I currently have some calculations running on Matlab on a quad core mac pro. However, as matlab does not support the SMP architecture only one core gets to do the work. I was wondering of anyone has experience with the parallel computing toolbox (http://www.mathworks.com/products/distribtb/) from matlab in an effort to use all the Mac pro's power.

Any input would be welkom as it could speed up things 4 times and 8 times in the future.

Cheers,
Koen

Parallel Matlab on a Quad Core Mac

Howdy,
I have a quad core PPC PowerMac on which I run extensive Monte Carlo simulations. Since you are using a shared memory system, a single logged in user may launch multiple instances of Matlab simultaneously. Thus, in computationally intensive portions of your code, you can launch multiple instances of Matlab to perform tasks in parallel, have them write temporary files, and then read the temporary files back into the initial instance of Matlab. Each instance of Matlab gets its own process ID and is sent to a free processor. Of course there is substantial overhead with launching each instance of Matlab. Nevertheless, I have run simulations with four such "threads" and have thereby reduced the duration from weeks to days. It is an inelegant hack, but it is free and it works quite well in extreme situations.
Cheers,
-asn

Matlab 2007b

Please be more specific about the MATLAB version and also your toolboxes.
I guess your best bet is 2007b with distribution toolbox AND engine.
Sounds like you're missing the ENGINE which is the core part.

Here is what you can do.

Call Mathworks and ask them you want to evaluate their new product which is 2007b.
Usually they send out people to install the engine so ask about it.
At the end of evaluation period, if you like it buy their product.
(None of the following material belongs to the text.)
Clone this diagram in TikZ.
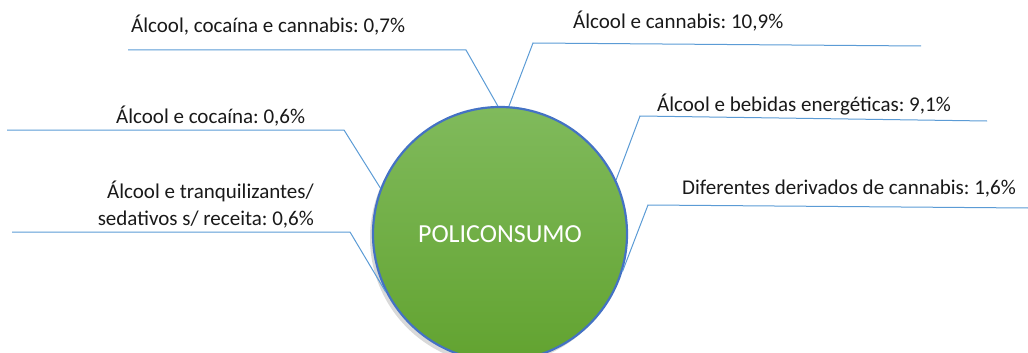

Of course you can install by yourself but I wouldn't recommend because it was long and painful process for me.
Maybe it was because I tested right after they launched the product. Gave up to use MATLAB for parallel computing. Now I use OpenMP on G5 Xserve.

TIP:
Please don't expect 4 times speed up just because you're using 4 cores. It doesn't work in that way.
You might get 1.5~2.0 depending on your code. Use matlab profiling to catch bottleneck.
Depending what you're doing you may waste your time and money. I use parallel computing if I need huge amount of memory.

Currently the lab has a

Currently the lab has a campus license for Matlab 2007b without the necessary toolboxes (otherwise I wouldn't ask for your experience with these tools).

I know I must not expect a 4x increase in performance but as the code has a lot of moving window analysis in it I should gain some speed by using a parfor() instead of the normal for() loop.

I looked into other alternatives like mentioned by asn, but I didn't get it up and running. A lot of the code written to implement the suggested method of running several threats of matlab has become obsolete in version R14 and up. And although speeding up things would be nice, optimalisation isn't that critical that I can spend to much time in writing such code myself.

Anyway thanks for the advice, I think I'm going to request an evaluation version of the toolboxes to see what gives.